DATASET SECTION.
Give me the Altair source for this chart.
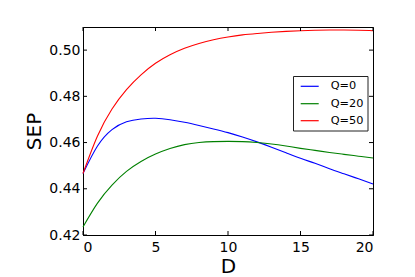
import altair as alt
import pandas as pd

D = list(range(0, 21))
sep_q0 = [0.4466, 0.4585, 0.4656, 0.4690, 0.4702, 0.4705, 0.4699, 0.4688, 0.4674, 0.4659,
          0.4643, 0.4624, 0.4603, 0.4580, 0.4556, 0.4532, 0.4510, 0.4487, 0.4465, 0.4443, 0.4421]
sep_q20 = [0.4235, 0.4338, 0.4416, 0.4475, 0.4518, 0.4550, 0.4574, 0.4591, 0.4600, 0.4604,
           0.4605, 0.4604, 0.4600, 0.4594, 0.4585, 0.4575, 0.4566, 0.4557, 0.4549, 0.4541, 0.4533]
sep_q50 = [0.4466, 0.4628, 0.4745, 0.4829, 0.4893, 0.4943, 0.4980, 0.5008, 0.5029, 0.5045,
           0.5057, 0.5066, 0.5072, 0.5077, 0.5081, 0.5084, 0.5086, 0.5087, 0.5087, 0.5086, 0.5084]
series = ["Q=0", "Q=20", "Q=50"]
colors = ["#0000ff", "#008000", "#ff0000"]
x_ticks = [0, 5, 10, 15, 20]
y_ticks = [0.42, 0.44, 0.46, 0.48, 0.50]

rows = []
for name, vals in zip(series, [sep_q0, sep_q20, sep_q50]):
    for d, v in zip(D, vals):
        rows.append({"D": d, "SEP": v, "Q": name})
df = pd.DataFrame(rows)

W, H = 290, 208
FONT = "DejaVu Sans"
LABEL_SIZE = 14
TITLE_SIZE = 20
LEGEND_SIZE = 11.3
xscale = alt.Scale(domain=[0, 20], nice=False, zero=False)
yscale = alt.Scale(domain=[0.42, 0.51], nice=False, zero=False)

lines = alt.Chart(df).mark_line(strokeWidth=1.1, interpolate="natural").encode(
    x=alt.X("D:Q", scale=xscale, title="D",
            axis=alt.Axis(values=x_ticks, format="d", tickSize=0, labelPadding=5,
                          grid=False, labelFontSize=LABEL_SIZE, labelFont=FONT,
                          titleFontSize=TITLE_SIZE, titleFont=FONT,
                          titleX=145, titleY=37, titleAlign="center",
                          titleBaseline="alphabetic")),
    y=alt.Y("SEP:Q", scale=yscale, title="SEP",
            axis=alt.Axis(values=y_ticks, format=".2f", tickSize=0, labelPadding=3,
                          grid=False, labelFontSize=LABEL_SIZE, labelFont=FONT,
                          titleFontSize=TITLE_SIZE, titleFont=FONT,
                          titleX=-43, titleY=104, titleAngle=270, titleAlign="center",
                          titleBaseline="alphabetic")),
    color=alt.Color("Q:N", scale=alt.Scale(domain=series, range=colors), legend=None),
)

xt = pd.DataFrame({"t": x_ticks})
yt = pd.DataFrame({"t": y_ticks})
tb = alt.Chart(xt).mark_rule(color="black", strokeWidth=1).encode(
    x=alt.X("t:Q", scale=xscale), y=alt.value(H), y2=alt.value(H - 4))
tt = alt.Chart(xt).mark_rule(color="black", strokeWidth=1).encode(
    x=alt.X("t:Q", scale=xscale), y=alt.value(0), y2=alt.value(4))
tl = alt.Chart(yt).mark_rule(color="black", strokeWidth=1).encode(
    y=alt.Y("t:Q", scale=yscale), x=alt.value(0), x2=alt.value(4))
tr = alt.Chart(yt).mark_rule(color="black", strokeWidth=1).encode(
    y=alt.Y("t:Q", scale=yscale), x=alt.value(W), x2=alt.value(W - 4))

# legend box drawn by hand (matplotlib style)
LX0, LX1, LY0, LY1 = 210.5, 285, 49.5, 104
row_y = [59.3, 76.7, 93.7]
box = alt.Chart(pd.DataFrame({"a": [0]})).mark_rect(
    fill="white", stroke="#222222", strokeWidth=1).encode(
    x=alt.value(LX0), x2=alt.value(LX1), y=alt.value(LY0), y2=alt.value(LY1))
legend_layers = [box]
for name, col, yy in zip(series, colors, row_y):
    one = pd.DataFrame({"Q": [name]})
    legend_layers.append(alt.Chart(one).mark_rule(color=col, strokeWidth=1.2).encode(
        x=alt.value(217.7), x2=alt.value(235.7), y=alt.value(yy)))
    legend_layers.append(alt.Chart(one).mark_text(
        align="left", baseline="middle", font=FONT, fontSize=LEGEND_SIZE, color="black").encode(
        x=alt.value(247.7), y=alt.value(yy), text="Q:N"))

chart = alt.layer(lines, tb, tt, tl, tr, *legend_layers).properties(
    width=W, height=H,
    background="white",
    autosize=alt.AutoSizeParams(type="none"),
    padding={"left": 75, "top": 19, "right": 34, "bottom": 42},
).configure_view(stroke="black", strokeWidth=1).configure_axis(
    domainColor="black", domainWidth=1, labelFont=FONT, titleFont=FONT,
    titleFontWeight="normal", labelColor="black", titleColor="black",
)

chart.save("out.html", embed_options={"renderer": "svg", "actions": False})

TASK TO CARRY OUT. Quote the data above in full and without alteration; skip the pictures.

EXERCISE RESPONSE.
Give me the Altair source for this chart.
import altair as alt
import pandas as pd

D = list(range(0, 21))
sep_q0 = [0.4466, 0.4585, 0.4656, 0.4690, 0.4702, 0.4705, 0.4699, 0.4688, 0.4674, 0.4659,
          0.4643, 0.4624, 0.4603, 0.4580, 0.4556, 0.4532, 0.4510, 0.4487, 0.4465, 0.4443, 0.4421]
sep_q20 = [0.4235, 0.4338, 0.4416, 0.4475, 0.4518, 0.4550, 0.4574, 0.4591, 0.4600, 0.4604,
           0.4605, 0.4604, 0.4600, 0.4594, 0.4585, 0.4575, 0.4566, 0.4557, 0.4549, 0.4541, 0.4533]
sep_q50 = [0.4466, 0.4628, 0.4745, 0.4829, 0.4893, 0.4943, 0.4980, 0.5008, 0.5029, 0.5045,
           0.5057, 0.5066, 0.5072, 0.5077, 0.5081, 0.5084, 0.5086, 0.5087, 0.5087, 0.5086, 0.5084]
series = ["Q=0", "Q=20", "Q=50"]
colors = ["#0000ff", "#008000", "#ff0000"]
x_ticks = [0, 5, 10, 15, 20]
y_ticks = [0.42, 0.44, 0.46, 0.48, 0.50]

rows = []
for name, vals in zip(series, [sep_q0, sep_q20, sep_q50]):
    for d, v in zip(D, vals):
        rows.append({"D": d, "SEP": v, "Q": name})
df = pd.DataFrame(rows)

W, H = 290, 208
FONT = "DejaVu Sans"
LABEL_SIZE = 14
TITLE_SIZE = 20
LEGEND_SIZE = 11.3
xscale = alt.Scale(domain=[0, 20], nice=False, zero=False)
yscale = alt.Scale(domain=[0.42, 0.51], nice=False, zero=False)

lines = alt.Chart(df).mark_line(strokeWidth=1.1, interpolate="natural").encode(
    x=alt.X("D:Q", scale=xscale, title="D",
            axis=alt.Axis(values=x_ticks, format="d", tickSize=0, labelPadding=5,
                          grid=False, labelFontSize=LABEL_SIZE, labelFont=FONT,
                          titleFontSize=TITLE_SIZE, titleFont=FONT,
                          titleX=145, titleY=37, titleAlign="center",
                          titleBaseline="alphabetic")),
    y=alt.Y("SEP:Q", scale=yscale, title="SEP",
            axis=alt.Axis(values=y_ticks, format=".2f", tickSize=0, labelPadding=3,
                          grid=False, labelFontSize=LABEL_SIZE, labelFont=FONT,
                          titleFontSize=TITLE_SIZE, titleFont=FONT,
                          titleX=-43, titleY=104, titleAngle=270, titleAlign="center",
                          titleBaseline="alphabetic")),
    color=alt.Color("Q:N", scale=alt.Scale(domain=series, range=colors), legend=None),
)

xt = pd.DataFrame({"t": x_ticks})
yt = pd.DataFrame({"t": y_ticks})
tb = alt.Chart(xt).mark_rule(color="black", strokeWidth=1).encode(
    x=alt.X("t:Q", scale=xscale), y=alt.value(H), y2=alt.value(H - 4))
tt = alt.Chart(xt).mark_rule(color="black", strokeWidth=1).encode(
    x=alt.X("t:Q", scale=xscale), y=alt.value(0), y2=alt.value(4))
tl = alt.Chart(yt).mark_rule(color="black", strokeWidth=1).encode(
    y=alt.Y("t:Q", scale=yscale), x=alt.value(0), x2=alt.value(4))
tr = alt.Chart(yt).mark_rule(color="black", strokeWidth=1).encode(
    y=alt.Y("t:Q", scale=yscale), x=alt.value(W), x2=alt.value(W - 4))

# legend box drawn by hand (matplotlib style)
LX0, LX1, LY0, LY1 = 210.5, 285, 49.5, 104
row_y = [59.3, 76.7, 93.7]
box = alt.Chart(pd.DataFrame({"a": [0]})).mark_rect(
    fill="white", stroke="#222222", strokeWidth=1).encode(
    x=alt.value(LX0), x2=alt.value(LX1), y=alt.value(LY0), y2=alt.value(LY1))
legend_layers = [box]
for name, col, yy in zip(series, colors, row_y):
    one = pd.DataFrame({"Q": [name]})
    legend_layers.append(alt.Chart(one).mark_rule(color=col, strokeWidth=1.2).encode(
        x=alt.value(217.7), x2=alt.value(235.7), y=alt.value(yy)))
    legend_layers.append(alt.Chart(one).mark_text(
        align="left", baseline="middle", font=FONT, fontSize=LEGEND_SIZE, color="black").encode(
        x=alt.value(247.7), y=alt.value(yy), text="Q:N"))

chart = alt.layer(lines, tb, tt, tl, tr, *legend_layers).properties(
    width=W, height=H,
    background="white",
    autosize=alt.AutoSizeParams(type="none"),
    padding={"left": 75, "top": 19, "right": 34, "bottom": 42},
).configure_view(stroke="black", strokeWidth=1).configure_axis(
    domainColor="black", domainWidth=1, labelFont=FONT, titleFont=FONT,
    titleFontWeight="normal", labelColor="black", titleColor="black",
)

chart.save("out.html", embed_options={"renderer": "svg", "actions": False})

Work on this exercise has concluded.